I studied nuclear weapons back in the mid-’80s; I even took a course in nuclear technology at MIT to make sure I was able to understand the technical details. (I once could calculate things such as “equivalent megatonnage,” but those formulas, like my old slide rule, are long forgotten.) If you had told me in 1985 that one day the Soviet and American strategic arsenals would be down to 1,550 warheads each, I—and most Cold Warriors—would have laughed out loud. And yet here we are, because of the work done to negotiate and ratify New START and its predecessors.
Trump, however, now claims that he wants a “better” treaty that would also include Chinese forces. China has already rejected the idea, but no matter: Trump’s demand to include China is almost certainly a poison pill meant to stop any progress on renewing the existing treaty. Bilateral arms treaties are hard to achieve; multilateral arms treaties are exponentially more difficult.
What happens next may depend, as so much does in this White House, on whatever happens to strike Trump as a good idea. Both sides could merely leave things alone for the moment, which would be the least destructive option for now. But controlling nuclear weapons is about more than observing numerical limits. Regular meetings, inspections, and exchanges of information build trust and relationships that can come into play during times of uncertainty or crisis. Treaties alone do not keep the peace. (The year after SALT was signed, for example, the Soviets and Americans faced off in a dangerous crisis during the 1973 Yom Kippur War that ended with the United States putting its nuclear forces on alert.)
A more likely outcome is that Trump will sign off on more money for more nuclear arms. Such an expansion would be pointless; the United States has more than enough nuclear firepower to deter both Beijing and Moscow. Put another way, America has the ability to destroy both the Russian and Chinese governments and most of their infrastructure with a relative handful of weapons. More bombs will not lead to more security. As Emma Belcher, the president of the arms-control organization Ploughshares, put it to me in an email, failing to replace New START would “contribute to greater geopolitical instability, escalated tensions across the world and a higher likelihood of a nuclear catastrophe in our lifetime.”

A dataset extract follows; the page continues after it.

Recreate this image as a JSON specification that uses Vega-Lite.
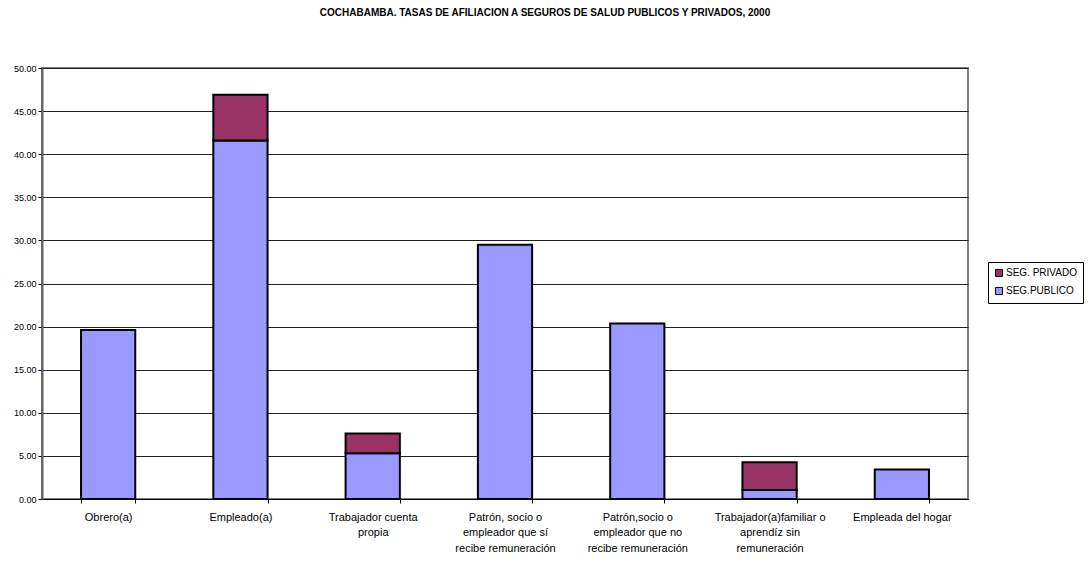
{
  "$schema": "https://vega.github.io/schema/vega-lite/v6.json",
  "width": 926,
  "height": 431,
  "autosize": "none",
  "padding": {"left": 42, "top": 68, "right": 122, "bottom": 71},
  "background": "white",
  "title": {
    "text": "COCHABAMBA. TASAS DE AFILIACION A SEGUROS DE SALUD PUBLICOS Y PRIVADOS, 2000",
    "font": "Liberation Sans",
    "fontSize": 10,
    "fontWeight": "bold",
    "color": "#000000",
    "anchor": "middle",
    "dx": 40,
    "offset": 46
  },
  "data": {
    "values": [
      {"ocupacion": "Obrero(a)", "seguro": "SEG.PUBLICO", "tasa": 19.6},
      {"ocupacion": "Empleado(a)", "seguro": "SEG.PUBLICO", "tasa": 41.6},
      {"ocupacion": "Empleado(a)", "seguro": "SEG. PRIVADO", "tasa": 5.3},
      {"ocupacion": "Trabajador cuenta|propia", "seguro": "SEG.PUBLICO", "tasa": 5.3},
      {"ocupacion": "Trabajador cuenta|propia", "seguro": "SEG. PRIVADO", "tasa": 2.3},
      {"ocupacion": "Patrón, socio o|empleador que sí|recibe remuneración", "seguro": "SEG.PUBLICO", "tasa": 29.5},
      {"ocupacion": "Patrón,socio o|empleador que no|recibe remuneración", "seguro": "SEG.PUBLICO", "tasa": 20.35},
      {"ocupacion": "Trabajador(a)familiar o|aprendíz sin|remuneración", "seguro": "SEG.PUBLICO", "tasa": 1.05},
      {"ocupacion": "Trabajador(a)familiar o|aprendíz sin|remuneración", "seguro": "SEG. PRIVADO", "tasa": 3.2},
      {"ocupacion": "Empleada del hogar", "seguro": "SEG.PUBLICO", "tasa": 3.43}
    ]
  },
  "mark": {"type": "bar", "stroke": "#000000", "strokeWidth": 2},
  "encoding": {
    "x": {
      "field": "ocupacion",
      "type": "nominal",
      "sort": [
        "Obrero(a)",
        "Empleado(a)",
        "Trabajador cuenta|propia",
        "Patrón, socio o|empleador que sí|recibe remuneración",
        "Patrón,socio o|empleador que no|recibe remuneración",
        "Trabajador(a)familiar o|aprendíz sin|remuneración",
        "Empleada del hogar"
      ],
      "scale": {"paddingInner": 0.59, "paddingOuter": 0.295},
      "axis": {
        "title": null,
        "labelAngle": 0,
        "labelExpr": "datum.value ? split(datum.value, '|') : ''",
        "labelFont": "Liberation Sans",
        "labelFontSize": 11,
        "labelLineHeight": 15.5,
        "labelColor": "#000000",
        "labelPadding": 8,
        "labelBaseline": "top",
        "labelLimit": 200,
        "tickBand": "extent",
        "tickSize": 4,
        "tickColor": "#000000",
        "domainColor": "#000000",
        "domainWidth": 1,
        "grid": false
      }
    },
    "y": {
      "field": "tasa",
      "type": "quantitative",
      "stack": "zero",
      "scale": {"domain": [0, 50], "nice": false},
      "axis": {
        "title": null,
        "values": [0, 5, 10, 15, 20, 25, 30, 35, 40, 45, 50],
        "format": ".2f",
        "labelFont": "Liberation Sans",
        "labelFontSize": 9,
        "labelColor": "#000000",
        "labelPadding": 2,
        "tickSize": 4,
        "tickColor": "#000000",
        "domainColor": "#606060",
        "domainWidth": 2,
        "grid": true,
        "gridColor": "#202020",
        "gridWidth": 1
      }
    },
    "color": {
      "field": "seguro",
      "type": "nominal",
      "scale": {"domain": ["SEG. PRIVADO", "SEG.PUBLICO"], "range": ["#993366", "#9999FF"]},
      "legend": {
        "title": null,
        "orient": "none",
        "legendX": 946,
        "legendY": 194,
        "symbolType": "square",
        "symbolSize": 50,
        "symbolStrokeColor": "#000000",
        "symbolStrokeWidth": 1,
        "labelFont": "Liberation Sans",
        "labelFontSize": 10,
        "labelColor": "#000000",
        "labelOffset": 2,
        "rowPadding": 6,
        "padding": 6,
        "strokeColor": "#000000",
        "fillColor": "white"
      }
    },
    "order": {"field": "seguro", "sort": "descending"}
  },
  "config": {
    "view": {"stroke": "#808080", "strokeWidth": 2}
  }
}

Deterrence and international stability, as we should have learned during the Cold War, are not solely about technology and numbers but about will, commitment, the strength of alliances, and, most of all, the fear of a nuclear cataclysm. Trump said during a 2015 primary debate, “I think, to me, nuclear is just the power. The devastation is very important to me.” If the president cares so much about what he once called the “biggest problem” in the world, he has an opportunity to do something about it before Thursday.